Cutting Chemo Dose in Some Obese Patients Affects Survival
Concerns about toxicity in obese breast cancer patients unsubstantiated
THURSDAY, Sep. 1 (HealthDay Professional Briefing) -- Obese women with estrogen receptor-negative breast cancer who are given a reduced dose of chemotherapy have a worse outcome than other patients, according to a research letter published online August 24 in The Lancet.
Marco Colleoni, of the European Institute of Oncology in Italy, and colleagues surveyed data from four randomized trials that assessed adjuvant classical CMF (cyclophosphamide, methotrexate, and 5-fluorouracil).

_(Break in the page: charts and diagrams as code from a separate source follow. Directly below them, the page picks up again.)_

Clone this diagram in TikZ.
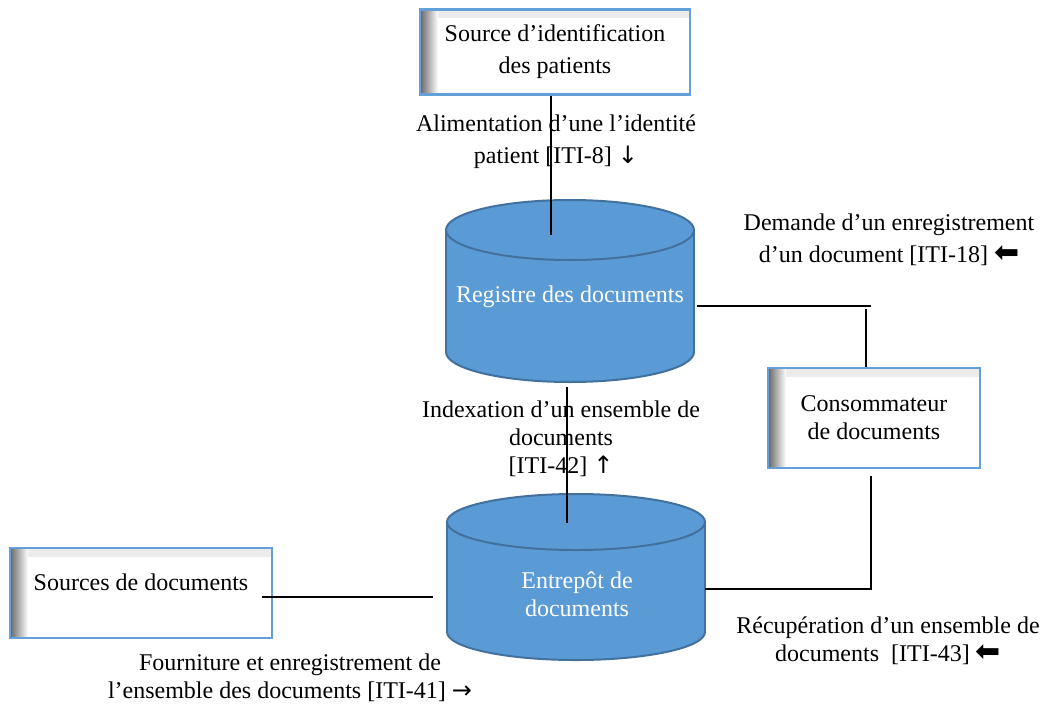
\documentclass[tikz,border=0pt]{standalone}
\usepackage{fontspec}
\setmainfont{Liberation Serif}
\newfontfamily\arrowfont{DejaVu Sans}
\usetikzlibrary{positioning}
\definecolor{cylblue}{RGB}{91,155,213}
\definecolor{cyledge}{RGB}{65,113,156}
\definecolor{boxedge}{RGB}{100,160,215}
\newcommand{\fatarrow}{{\arrowfont\fontsize{30}{30}\selectfont ⬅}}
\newcommand{\thinarrow}[1]{{\arrowfont #1}}
\tikzset{
    actor/.style={draw=boxedge, line width=2.5pt, fill=white, inner sep=0pt,
        path picture={
            \shade[top color=black!8, bottom color=white] (path picture bounding box.north west) rectangle ([yshift=-8pt]path picture bounding box.north east);
            \shade[left color=black!60, right color=white] (path picture bounding box.north west) rectangle ([xshift=18pt]path picture bounding box.south west);
        }},
    link/.style={draw=black, line width=1.3pt},
    lbl/.style={font=\fontsize{24}{28}\selectfont, align=center, inner sep=0pt},
    lblwide/.style={font=\fontsize{24}{32}\selectfont, align=center, inner sep=0pt},
    cylline/.style={draw=cyledge, line width=2pt},
    cyltext/.style={lbl, text=white}
}
\begin{document}
\begin{tikzpicture}[x=1pt, y=-1pt]
    \useasboundingbox (0,0) rectangle (1049,704);

    % Registre des documents
    \filldraw[fill=cylblue, cylline] (570,352) ellipse (124 and 30);
    \fill[cylblue] (446,230) rectangle (694,352);
    \draw[cylline] (446,230) -- (446,352);
    \draw[cylline] (694,230) -- (694,352);
    \filldraw[fill=cylblue, cylline] (570,230) ellipse (124 and 30);
    \node[cyltext] (reg) at (570,297) {Registre des documents};

    % Entrepot de documents
    \filldraw[fill=cylblue, cylline] (576,632) ellipse (129 and 28);
    \fill[cylblue] (447,522) rectangle (705,632);
    \draw[cylline] (447,522) -- (447,632);
    \draw[cylline] (705,522) -- (705,632);
    \filldraw[fill=cylblue, cylline] (576,522) ellipse (129 and 28);
    \node[cyltext] (ent) at (577,594) {Entrepôt de\\documents};

    % acteurs
    \node[actor, lblwide, minimum width=270pt, minimum height=85pt] (src) at (555,52) {Source d’identification\\des patients};
    \node[actor, lbl, minimum width=212pt, minimum height=100pt] (cons) at (874,418) {Consommateur\\de documents};
    \node[actor, minimum width=262pt, minimum height=90pt] (docsrc) at (141,593) {};
    \node[lbl] (docsrctxt) at (141,582) {Sources de documents};

    % points d'attache
    \coordinate (regtop) at (551,235);
    \coordinate (regE) at (697,306);
    \coordinate (bendA) at (871,306);
    \coordinate (consN) at (866,309);
    \coordinate (regB) at (567,387);
    \coordinate (entT) at (567,523);
    \coordinate (entE) at (705,589);
    \coordinate (consS) at (871,476);
    \coordinate (srcL) at (262,597);
    \coordinate (entW) at (433,597);

    \draw[link] (src.south -| regtop) -- (regtop);
    \draw[link] (regE) -- (bendA);
    \draw[link] (consN) -- (consN |- cons.north);
    \draw[link] (regB) -- (entT);
    \draw[link] (entE) -| (consS);
    \draw[link] (srcL) -- (entW);

    % transactions
    \node[lblwide] (alim) at (556,142) {Alimentation d’une l’identité\\patient [ITI-8] \thinarrow{↓}};
    \node[lblwide] (dem) at (889,240) {Demande d’un enregistrement\\d’un document [ITI-18] \fatarrow};
    \node[lbl] (idx) at (561,439) {Indexation d’un ensemble de\\documents\\{}[ITI-42] \thinarrow{↑}};
    \node[lbl] (recup) at (888,641) {Récupération d’un ensemble de\\documents~~[ITI-43] \fatarrow};
    \node[lbl] (fourn) at (290,678) {Fourniture et enregistrement de\\l’ensemble des documents [ITI-41] \thinarrow{→}};
\end{tikzpicture}
\end{document}
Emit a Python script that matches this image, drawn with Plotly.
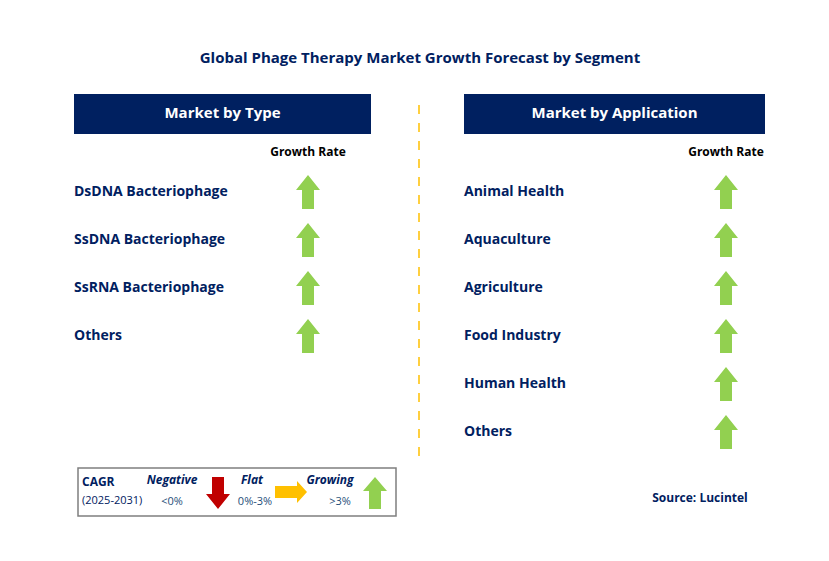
import plotly.graph_objects as go

title = "Global Phage Therapy Market Growth Forecast by Segment"
type_header = "Market by Type"
app_header = "Market by Application"
type_items = ["DsDNA Bacteriophage", "SsDNA Bacteriophage", "SsRNA Bacteriophage", "Others"]
app_items = ["Animal Health", "Aquaculture", "Agriculture", "Food Industry", "Human Health", "Others"]
type_growth = ["up", "up", "up", "up"]
app_growth = ["up", "up", "up", "up", "up", "up"]
source = "Source: Lucintel"

NAVY = "#002060"
GREEN = "#92D050"
FONT = "Open Sans"

fig = go.Figure()
shapes = []

def arrow_path(cx, cy, direction, w=24, sw=12, h=34, hh=15):
    t, b = cy - h / 2, cy + h / 2
    if direction == "up":
        pts = [(cx, t), (cx + w/2, t + hh), (cx + sw/2, t + hh), (cx + sw/2, b),
               (cx - sw/2, b), (cx - sw/2, t + hh), (cx - w/2, t + hh)]
    elif direction == "down":
        pts = [(cx, b), (cx + w/2, b - hh), (cx + sw/2, b - hh), (cx + sw/2, t),
               (cx - sw/2, t), (cx - sw/2, b - hh), (cx - w/2, b - hh)]
    else:  # right
        l, r = cx - h/2, cx + h/2
        pts = [(r, cy), (r - hh, cy - w/2), (r - hh, cy - sw/2), (l, cy - sw/2),
               (l, cy + sw/2), (r - hh, cy + sw/2), (r - hh, cy + w/2)]
    return "M " + " L ".join(f"{x},{y}" for x, y in pts) + " Z"

colors = {"up": GREEN, "down": "#C00000", "right": "#FFC000"}

def panel(x0, x1, header, items, growth, label_x, arrow_x):
    shapes.append(dict(type="rect", x0=x0, x1=x1, y0=92, y1=132, fillcolor=NAVY, line_width=0, layer="below"))
    fig.add_trace(go.Scatter(x=[(x0 + x1) / 2], y=[112], text=[header], mode="text",
                             textfont=dict(color="white", size=15, family=FONT), textposition="middle center"))
    fig.add_trace(go.Scatter(x=[arrow_x], y=[151], text=["<b>Growth Rate</b>"], mode="text",
                             textfont=dict(color="black", size=12, family=FONT), textposition="middle center"))
    ys = [190 + 48 * i for i in range(len(items))]
    fig.add_trace(go.Scatter(x=[label_x] * len(items), y=ys, text=[f"<b>{t}</b>" for t in items], mode="text",
                             textfont=dict(color=NAVY, size=14, family=FONT), textposition="middle right"))
    for y, g in zip(ys, growth):
        shapes.append(dict(type="path", path=arrow_path(arrow_x, y, g), fillcolor=colors[g], line_width=0))

panel(74, 371, "<b>Market by Type</b>", type_items, type_growth, 74, 308)
panel(464, 765, "<b>Market by Application</b>", app_items, app_growth, 464, 726)

fig.add_trace(go.Scatter(x=[420], y=[57], text=[f"<b>{title}</b>"], mode="text",
                         textfont=dict(color=NAVY, size=15, family=FONT), textposition="middle center"))
shapes.append(dict(type="line", x0=419, x1=419, y0=103, y1=460, line=dict(color="#FFC000", width=1.5, dash="dash")))

# legend box
shapes.append(dict(type="rect", x0=78, x1=396, y0=466, y1=514, line=dict(color="#7F7F7F", width=1.5)))
leg = [(82, 481, "<b>CAGR</b>", NAVY, 12, "middle right"),
       (82, 499, "(2025-2031)", NAVY, 11, "middle right"),
       (172, 479, "<b><i>Negative</i></b>", NAVY, 12, "middle center"),
       (172, 500, "<0%", "#1F4E79", 11, "middle center"),
       (252, 479, "<b><i>Flat</i></b>", NAVY, 12, "middle center"),
       (255, 500, "0%-3%", "#1F4E79", 11, "middle center"),
       (330, 479, "<b><i>Growing</i></b>", NAVY, 12, "middle center"),
       (340, 500, ">3%", "#1F4E79", 11, "middle center")]
for x, y, t, c, s, p in leg:
    fig.add_trace(go.Scatter(x=[x], y=[y], text=[t], mode="text",
                             textfont=dict(color=c, size=s, family=FONT), textposition=p))
shapes.append(dict(type="path", path=arrow_path(218, 491, "down", w=24, sw=12, h=32, hh=15), fillcolor="#C00000", line_width=0))
shapes.append(dict(type="path", path=arrow_path(291, 490, "right", w=22, sw=12, h=32, hh=10), fillcolor="#FFC000", line_width=0))
shapes.append(dict(type="path", path=arrow_path(375, 491, "up", w=24, sw=12, h=32, hh=14), fillcolor=GREEN, line_width=0))

fig.add_trace(go.Scatter(x=[700], y=[497], text=[f"<b>{source}</b>"], mode="text",
                         textfont=dict(color=NAVY, size=12, family=FONT), textposition="middle center"))

fig.update_layout(width=829, height=561, margin=dict(l=0, r=0, t=0, b=0), showlegend=False,
                  plot_bgcolor="white", paper_bgcolor="white", shapes=shapes,
                  xaxis=dict(range=[8, 837], visible=False, fixedrange=True),
                  yaxis=dict(range=[567, 6], visible=False, fixedrange=True))
fig.write_html("out.html", config={"displayModeBar": False})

The trials were done in a variety of countries between 1978 and 1993.
They found that obese patients with estrogen receptor-negative breast cancer who received 85% or less of the expected dose in the first course of chemotherapy had "a significantly worse outcome" than patients who received more than 85% (disease free survival, 0.68; overall survival, 0.72). However, this was not true in estrogen receptor-positive cohort (disease free survival, 1.16; overall survival, 1.16). Overall, 39% of obese patients received a lower dose in the first course compared with 16% of patients with normal or intermediate body mass index.
Although chemotherapy doses are often reduced in obese patients because of concerns about toxicity, there is conflicting data about the optimum dose intensity for relapse-free survival among these patients. "Our findings suggest that for women with ER-absent or ER-low tumours, reduction in chemotherapy doses should be avoided," the researchers conclude.